What is the ‘negro’? Who qualifies? What is its Arabic equivalent? And, what did pre-modern writers mean by it? There is a common belief that the ‘negro’ refers to any “black” person of sub-Saharan African heritage. Historians, however, often differentiate between the Moor, the Nubian, the Ethiopian, the Kushite, and the Negro. Why this distinction if all “black” Africans and those of African heritage presumably belong to a common pedigree?
This book’s author, Dr. Abdullah bin Hamid Ali, argues that the ‘Negro’ or ‘Zanj’ as perceived by premodern Arab historians, theologians, and jurists was not only a geographical population. It was also one perceived to be culturally inferior to all other known ‘races.’ For Arab climatic theorists like Al-Mas’udi and Ibn Khaldun, this phenomenon could easily be explained by the fact that the ‘Negroes’ (al-Zunuj) lived at the extreme southern regions of the Earth which brought with it a lack of industriousness and urbanisation (‘umran) similar to what one might find as he/she travels closer to civilisation’s center, the Mediterranean.

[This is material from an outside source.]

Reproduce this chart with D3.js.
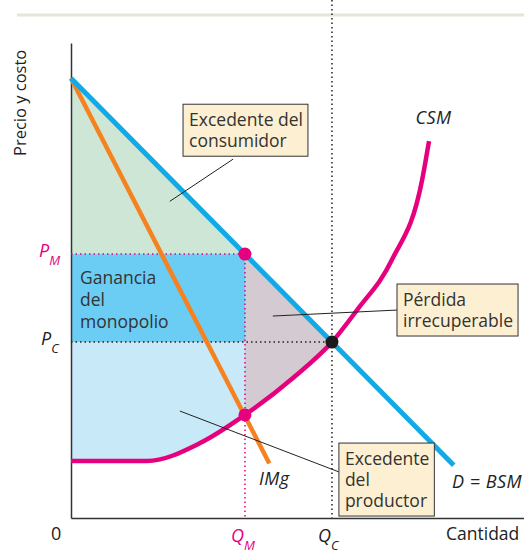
<!DOCTYPE html>
<html>
<head>
<meta charset="utf-8">
<script src="https://cdn.jsdelivr.net/npm/d3@7"></script>
<style>
  body { margin: 0; background: #fff; }
  svg { display: block; font-family: "Open Sans", Lato, sans-serif; }
</style>
</head>
<body>
<div id="chart"></div>
<script>
// curvas (cantidad, precio)
const demand = [[0, 12.5], [11, 1.5]];
const marginalRevenue = [[0, 12.5], [5.7, 1.55]];
const marginalCost = [
  [0, 1.62], [2.18, 1.62], [3.71, 2.13], [5, 2.93], [6.38, 3.98],
  [7.5, 5.0], [8.22, 5.91], [9.22, 7.33], [10.09, 9.6], [10.29, 10.71]
];
const qM = 5, qC = 7.5;
const pM = 7.5, pC = 5.0;
const mcAtQM = 2.93;

// cajas de texto: esquina sup. izq. y extremo de la flecha (en unidades de datos)
const notes = [
  { lines: ["Excedente del", "consumidor"], q: 3.22, p: 11.76, from: [4.66, 10.2], to: [2.84, 9.0] },
  { lines: ["Pérdida", "irrecuperable"], q: 9.37, p: 6.65, from: [9.37, 5.91], to: [5.8, 5.74] },
  { lines: ["Excedente", "del", "productor"], q: 7.7, p: 2.13, from: [7.7, 1.31], to: [3.13, 3.04] }
];

const width = 524, height = 553;
const x = d3.scaleLinear().domain([0, 13.02]).range([71, 524]);
const y = d3.scaleLinear().domain([0, 13.5]).range([518, 43]);

const svg = d3.select("#chart").append("svg")
  .attr("width", width)
  .attr("height", height);

const line = d3.line().x(d => x(d[0])).y(d => y(d[1]));
const mcLine = d3.line().x(d => x(d[0])).y(d => y(d[1])).curve(d3.curveMonotoneX);
const aboveMC = d3.area().x(d => x(d[0])).y0(d => y(d[1])).y1(y(13.5)).curve(d3.curveMonotoneX);

svg.append("clipPath").attr("id", "above-mc")
  .append("path").attr("d", aboveMC(marginalCost));

// linea gris superior
svg.append("line")
  .attr("x1", 17).attr("x2", width)
  .attr("y1", 15).attr("y2", 15)
  .attr("stroke", "#e6e6d8").attr("stroke-width", 3);

// areas
svg.append("path")
  .attr("d", line([[0, demand[0][1]], [qM, pM], [0, pM]]) + "Z")
  .attr("fill", "#cde6d6");

svg.append("rect")
  .attr("x", x(0)).attr("y", y(pM))
  .attr("width", x(qM) - x(0)).attr("height", y(pC) - y(pM))
  .attr("fill", "#6bcdf4");

svg.append("rect")
  .attr("x", x(0)).attr("y", y(pC))
  .attr("width", x(qM) - x(0)).attr("height", y(0) - y(pC))
  .attr("fill", "#c7e9f8")
  .attr("clip-path", "url(#above-mc)");

svg.append("path")
  .attr("d", line([[qM, pM], [qC, pC], [qC, 0], [qM, 0]]) + "Z")
  .attr("fill", "#d3cbd1")
  .attr("clip-path", "url(#above-mc)");

// ejes
svg.append("g")
  .attr("transform", `translate(0,${y(0)})`)
  .call(d3.axisBottom(x).tickValues([]).tickSizeOuter(0))
  .select(".domain").attr("stroke", "#333").attr("stroke-width", 1.5);

svg.append("g")
  .attr("transform", `translate(${x(0)},0)`)
  .call(d3.axisLeft(y).tickValues([]).tickSizeOuter(0))
  .select(".domain").attr("stroke", "#333").attr("stroke-width", 1.5);

// lineas punteadas
svg.append("line")
  .attr("x1", x(qC)).attr("x2", x(qC))
  .attr("y1", 0).attr("y2", y(0))
  .attr("stroke", "#222").attr("stroke-width", 1.5)
  .attr("stroke-dasharray", "1.5,3");

svg.append("line")
  .attr("x1", x(0)).attr("x2", x(qC))
  .attr("y1", y(pC)).attr("y2", y(pC))
  .attr("stroke", "#222").attr("stroke-width", 1.5)
  .attr("stroke-dasharray", "1.5,3");

svg.append("line")
  .attr("x1", x(0)).attr("x2", x(qM))
  .attr("y1", y(pM)).attr("y2", y(pM))
  .attr("stroke", "#e6007e").attr("stroke-width", 1.5)
  .attr("stroke-dasharray", "1.5,3");

svg.append("line")
  .attr("x1", x(qM)).attr("x2", x(qM))
  .attr("y1", y(pM)).attr("y2", y(0))
  .attr("stroke", "#e6007e").attr("stroke-width", 1.5)
  .attr("stroke-dasharray", "1.5,3");

// curvas
svg.append("path")
  .attr("d", mcLine(marginalCost))
  .attr("fill", "none").attr("stroke", "#e6007e").attr("stroke-width", 4.5);

svg.append("path")
  .attr("d", line(marginalRevenue))
  .attr("fill", "none").attr("stroke", "#f5821f").attr("stroke-width", 4.5);

svg.append("path")
  .attr("d", line(demand))
  .attr("fill", "none").attr("stroke", "#12aae6").attr("stroke-width", 5);

// puntos
svg.append("circle").attr("cx", x(qM)).attr("cy", y(pM)).attr("r", 6.5).attr("fill", "#e6007e");
svg.append("circle").attr("cx", x(qM)).attr("cy", y(mcAtQM)).attr("r", 6.5).attr("fill", "#e6007e");
svg.append("circle").attr("cx", x(qC)).attr("cy", y(pC)).attr("r", 6.5).attr("fill", "#1a1a1a");

// texto interior
const gan = svg.append("text")
  .attr("x", x(0) + 9).attr("y", y(pM) + 30)
  .attr("fill", "#333").style("font-size", "17.5px");
["Ganancia", "del", "monopolio"].forEach((t, i) => {
  gan.append("tspan").attr("x", x(0) + 9).attr("dy", i ? 22 : 0).text(t);
});

// etiquetas de curvas
const curveLabel = (txt, q, p) => svg.append("text")
  .attr("x", x(q)).attr("y", y(p))
  .attr("fill", "#222").style("font-size", "18px").style("font-style", "italic")
  .style("letter-spacing", "0.5px")
  .text(txt);
curveLabel("CSM", 9.9, 11.2);
curveLabel("IMg", 5.4, 0.94);
curveLabel("D = BSM", 10.95, 0.85);

// etiquetas con subindice
function subLabel(main, sub, px, py, color, anchor) {
  const t = svg.append("text")
    .attr("x", px).attr("y", py)
    .attr("fill", color).style("font-size", "18px").style("font-style", "italic")
    .attr("text-anchor", anchor || "start");
  t.append("tspan").text(main);
  t.append("tspan").attr("dy", 8).style("font-size", "13px").text(sub);
}
subLabel("P", "M", 39, y(pM) + 3, "#e6007e");
subLabel("P", "C", 41, y(pC) + 3, "#222");
subLabel("Q", "M", x(qM) - 14, 542, "#e6007e");
subLabel("Q", "C", x(qC) - 14, 542, "#222");

svg.append("text").attr("x", 51).attr("y", 540)
  .attr("fill", "#222").style("font-size", "18px").text("0");
svg.append("text").attr("x", 446).attr("y", 540)
  .attr("fill", "#222").style("font-size", "17.5px").text("Cantidad");

svg.append("text")
  .attr("transform", "translate(26,156) rotate(-90)")
  .attr("fill", "#222").style("font-size", "16.5px")
  .text("Precio y costo");

// cajas de anotacion
notes.forEach(n => {
  svg.append("line")
    .attr("x1", x(n.from[0])).attr("y1", y(n.from[1]))
    .attr("x2", x(n.to[0])).attr("y2", y(n.to[1]))
    .attr("stroke", "#222").attr("stroke-width", 1);

  const g = svg.append("g").attr("transform", `translate(${x(n.q)},${y(n.p)})`);
  const box = g.append("rect").attr("fill", "#fdefd1").attr("stroke", "#333").attr("stroke-width", 1);
  const t = g.append("text").attr("fill", "#333").style("font-size", "17.5px");
  n.lines.forEach((s, i) => {
    t.append("tspan").attr("x", 6).attr("y", 22 + i * 21).text(s);
  });
  const bb = t.node().getBBox();
  box.attr("x", 0).attr("y", 0)
    .attr("width", bb.x + bb.width + 5)
    .attr("height", bb.y + bb.height + 4);
});
</script>
</body>
</html>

A particular aim of this work is to underscore how racial conceptions and perceptions can and have influenced aesthetic standards, social inclusion, and legal norms. The work also demands that its reader reconsider any preset ideas about reified races, which contributes to confusion about the dynamics of race and racism in current times.
Abdullah bin Hamid Ali is the Founding Director of the Lamppost Education Initiative. He serves as an assistant professor of Islamic law and Prophetic Tradition at Zaytuna College in Berkeley, California (2007-present). He holds a PhD. in Cultural and Historical Studies in Religion (2016) and an MA in Ethics and Social Theory (2012) from the Graduate Theological Union. He obtained his BA (ijaza ‘ulya) in Islamic Law (Shariah) from the prestigious Al-Qarawiyin University of Fes, Morocco in 2001. He also served as full time Islamic chaplain at the State Correctional Institute of Chester, PA from 2002-2007. His research interests include the interconnection between law and identity formation, comparative Islamic law, and Islam’s role in the modern world.